LA FILLE DE L’EAU

Après une chute de pédalo, un jeune homme se retrouve sur la propriété d’un défunt architecte et va venir fissurer le quotidien trop lisse de la famille. Un huis-clos intelligent et sensible.

Membre fondateur en 2000 des éditions L’Employé du moi, le Suisse Sacha Goerg réalise ici un long one-shot de 200 pages. Tout commence pour le lecteur lorsqu’un jeune homme trempé débarque au pied d’une belle maison d’architecte après un accident de pédalo. Là il fait la connaissance des habitants de lieux – Sonia, la propriétaire, veuve d’un célèbre sculpteur, son fils Mattew, ado de 15 ans qui se cherche – et de quelques hôtes du moment. Mais la venue de cet inconnu qui se fait appeler Damien est-elle vraiment due au hasard?

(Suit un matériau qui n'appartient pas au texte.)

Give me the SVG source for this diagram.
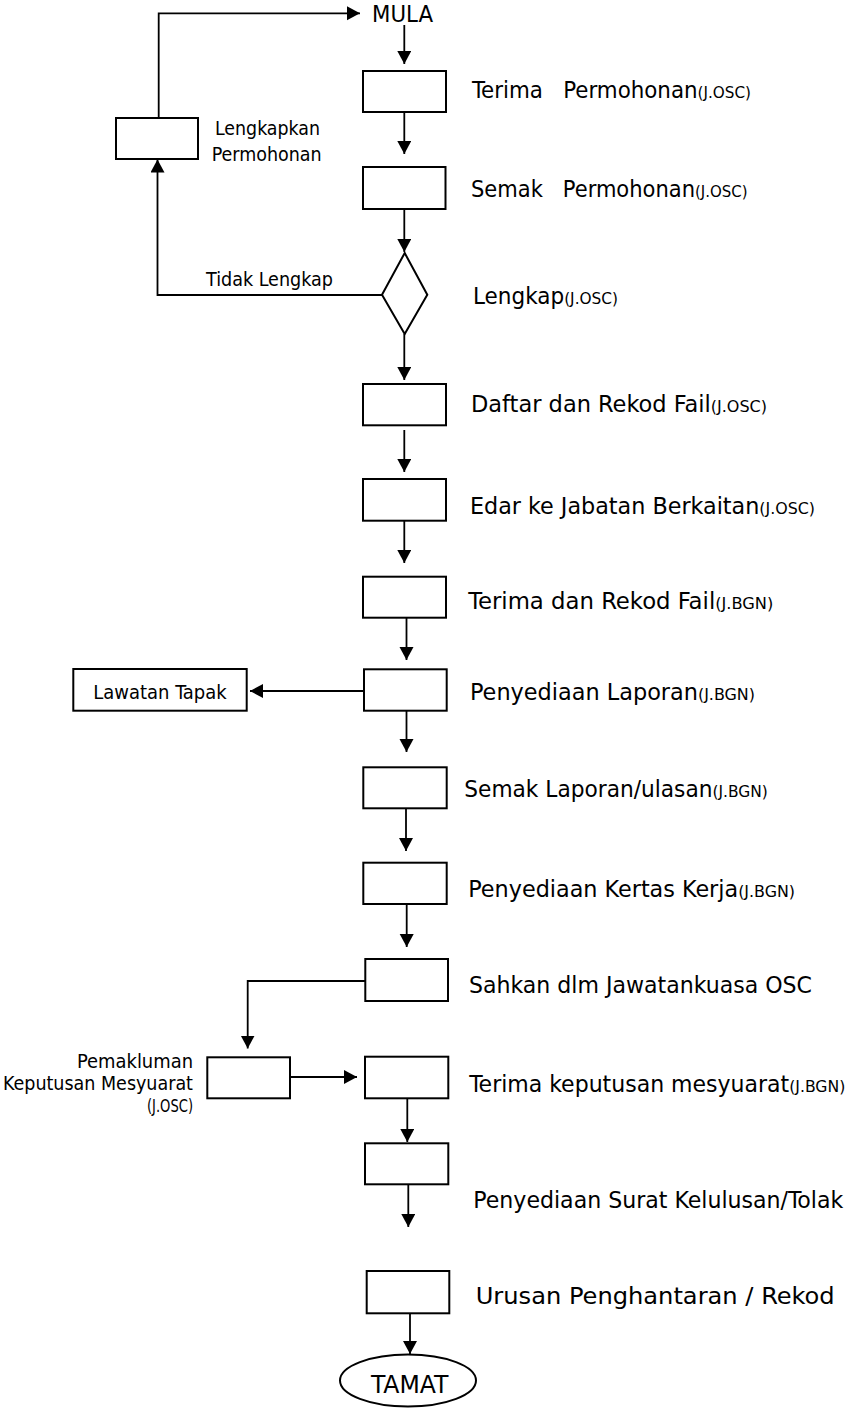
<svg xmlns="http://www.w3.org/2000/svg" width="850" height="1410" viewBox="0 0 850 1410">
<style>
.box{fill:#fff;stroke:#000;stroke-width:2}
.ln{fill:none;stroke:#000;stroke-width:1.8}
.t{font-family:"DejaVu Sans Condensed","DejaVu Sans",sans-serif;font-size:22.5px;fill:#000}
.s{font-size:16px}
.m{font-family:"DejaVu Sans Condensed","DejaVu Sans",sans-serif;font-size:20px;fill:#000}
.pre{white-space:pre}
</style>
<defs>
<marker id="ah" markerUnits="userSpaceOnUse" markerWidth="15" markerHeight="15" refX="13" refY="7" orient="auto">
<path d="M0,0 L13,7 L0,14 Z" fill="#000"/>
</marker>
</defs>
<rect width="850" height="1410" fill="#fff"/>
<g id="connectors" class="ln">
<line x1="404.3" y1="25" x2="404.3" y2="64" marker-end="url(#ah)"/>
<line x1="404.3" y1="112" x2="404.3" y2="154" marker-end="url(#ah)"/>
<line x1="404.3" y1="209" x2="404.3" y2="252" marker-end="url(#ah)"/>
<line x1="404.3" y1="334" x2="404.3" y2="380" marker-end="url(#ah)"/>
<line x1="404.3" y1="430" x2="404.3" y2="472" marker-end="url(#ah)"/>
<line x1="404.3" y1="521" x2="404.3" y2="563" marker-end="url(#ah)"/>
<line x1="406.5" y1="618" x2="406.5" y2="660" marker-end="url(#ah)"/>
<line x1="406.5" y1="711" x2="406.5" y2="752" marker-end="url(#ah)"/>
<line x1="406" y1="808" x2="406" y2="851" marker-end="url(#ah)"/>
<line x1="406.7" y1="904" x2="406.7" y2="947" marker-end="url(#ah)"/>
<line x1="407.3" y1="1098" x2="407.3" y2="1142" marker-end="url(#ah)"/>
<line x1="408.3" y1="1184" x2="408.3" y2="1227" marker-end="url(#ah)"/>
<line x1="410" y1="1313" x2="410" y2="1354" marker-end="url(#ah)"/>
<polyline points="382,295 157.5,295 157.5,159.5" marker-end="url(#ah)"/>
<polyline points="158.7,118 158.7,13.3 360,13.3" marker-end="url(#ah)"/>
<line x1="364" y1="691" x2="250" y2="691" marker-end="url(#ah)"/>
<polyline points="365.3,981 247.7,981 247.7,1048.5" marker-end="url(#ah)"/>
<line x1="290" y1="1077" x2="357" y2="1077" marker-end="url(#ah)"/>
</g>
<g id="mula"><text class="t" x="372" y="21.7" textLength="61" lengthAdjust="spacingAndGlyphs" style="font-size:23px">MULA</text></g>
<g id="n1"><rect class="box" x="363" y="71" width="83" height="41"/><text class="t pre" xml:space="preserve" x="472" y="98" textLength="279" lengthAdjust="spacingAndGlyphs">Terima   Permohonan<tspan class="s">(J.OSC)</tspan></text></g>
<g id="n2"><rect class="box" x="363" y="167" width="82.5" height="42"/><text class="t pre" xml:space="preserve" x="471" y="196.7" textLength="276.5" lengthAdjust="spacingAndGlyphs">Semak   Permohonan<tspan class="s">(J.OSC)</tspan></text></g>
<g id="n3"><polygon class="box" points="404.7,253 427.3,294.7 404.7,334 382,294.7"/><text class="t" x="473" y="304" textLength="145" lengthAdjust="spacingAndGlyphs">Lengkap<tspan class="s">(J.OSC)</tspan></text></g>
<g id="n_lengkapkan"><rect class="box" x="116" y="118" width="82" height="41"/><text class="m" x="215" y="135" textLength="105" lengthAdjust="spacingAndGlyphs">Lengkapkan</text><text class="m" x="211.7" y="160.5" textLength="110" lengthAdjust="spacingAndGlyphs">Permohonan</text></g>
<g id="lbl_tidak"><text class="m" x="206" y="286" textLength="127" lengthAdjust="spacingAndGlyphs">Tidak Lengkap</text></g>
<g id="n4"><rect class="box" x="363" y="384" width="83" height="41.3"/><text class="t" x="471" y="412" textLength="296" lengthAdjust="spacingAndGlyphs">Daftar dan Rekod Fail<tspan class="s">(J.OSC)</tspan></text></g>
<g id="n5"><rect class="box" x="363" y="479" width="83" height="41.7"/><text class="t" x="470" y="514" textLength="345" lengthAdjust="spacingAndGlyphs">Edar ke Jabatan Berkaitan<tspan class="s">(J.OSC)</tspan></text></g>
<g id="n6"><rect class="box" x="363" y="576.7" width="83" height="41"/><text class="t" x="468.3" y="609" textLength="305" lengthAdjust="spacingAndGlyphs">Terima dan Rekod Fail<tspan class="s">(J.BGN)</tspan></text></g>
<g id="n7"><rect class="box" x="364" y="669.3" width="82.7" height="41.4"/><text class="t" x="470" y="700" textLength="285" lengthAdjust="spacingAndGlyphs">Penyediaan Laporan<tspan class="s">(J.BGN)</tspan></text></g>
<g id="n_lawatan"><rect class="box" x="73.3" y="669" width="173.4" height="41.7"/><text class="m" x="93.3" y="699" textLength="133.4" lengthAdjust="spacingAndGlyphs">Lawatan Tapak</text></g>
<g id="n8"><rect class="box" x="363.3" y="767.3" width="83.4" height="41"/><text class="t" x="464.3" y="796.7" textLength="303.4" lengthAdjust="spacingAndGlyphs">Semak Laporan/ulasan<tspan class="s">(J.BGN)</tspan></text></g>
<g id="n9"><rect class="box" x="363.3" y="862.7" width="83.4" height="41.3"/><text class="t" x="468.3" y="896.7" textLength="326.7" lengthAdjust="spacingAndGlyphs">Penyediaan Kertas Kerja<tspan class="s">(J.BGN)</tspan></text></g>
<g id="n10"><rect class="box" x="365.3" y="959" width="82.7" height="42"/><text class="t" x="469" y="993" textLength="343" lengthAdjust="spacingAndGlyphs">Sahkan dlm Jawatankuasa OSC</text></g>
<g id="n_pemakluman"><rect class="box" x="207.3" y="1057.3" width="82.7" height="41"/><text class="m" x="77" y="1068" textLength="116" lengthAdjust="spacingAndGlyphs">Pemakluman</text><text class="m" x="3" y="1090" textLength="190" lengthAdjust="spacingAndGlyphs">Keputusan Mesyuarat</text><text class="m" x="147" y="1112" textLength="46" lengthAdjust="spacingAndGlyphs" style="font-size:17px">(J.OSC)</text></g>
<g id="n11"><rect class="box" x="365" y="1056.7" width="83.3" height="41.6"/><text class="t" x="469.3" y="1091.7" textLength="376" lengthAdjust="spacingAndGlyphs">Terima keputusan mesyuarat<tspan class="s">(J.BGN)</tspan></text></g>
<g id="n12"><rect class="box" x="365" y="1143.3" width="83.3" height="41"/><text class="t" x="473.3" y="1208.3" textLength="370" lengthAdjust="spacingAndGlyphs">Penyediaan Surat Kelulusan/Tolak</text></g>
<g id="n13"><rect class="box" x="366.7" y="1271" width="82.6" height="42.3"/><text class="t" x="475.7" y="1304" textLength="359" lengthAdjust="spacingAndGlyphs">Urusan Penghantaran / Rekod</text></g>
<g id="tamat"><ellipse class="box" cx="408" cy="1380.5" rx="68" ry="26"/><text class="t" x="371" y="1392.7" textLength="77.3" lengthAdjust="spacingAndGlyphs" style="font-size:24px">TAMAT</text></g>
</svg>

A l’instar du dessin délicat à l’aquarelle sur lequel tranchent les aplats de couleurs vives des bâtiments conçus par le défunt architecte, « La fille de l’eau » est un roman graphique intimiste et sensible qui s’écoule lentement, donnant plus à sentir l’atmosphère des lieux et les sentiments des protagonistes qu’à ménager de grands rebondissements. Et pourtant, c’est à un tournant de leur vie qu’arrivent les personnages après avoir préféré se cacher derrière des masques et éviter de gratter la surface des choses pour ne pas voir ni dire la vérité en dessous, pour ne pas faire surgir les secrets enfouis. D’ailleurs ce n’est pas un hasard si avant de paraître en album, l’histoire a été prépubliée en partie sur le site du portail BD GrandPapier sous le titre de « Surface ».

Les cases libres, sans bordures, et les apparitions récurrentes du sculpteur disparu – sous la forme d’une silhouette noire et rondouillarde – posent sans cesse le récit à cheval entre la réalité et l’imaginaire, y compris jusqu’au dénouement final. L’ambiance est telle que cela fonctionne parfaitement. Un album puissant sur lequel on se laisse porter.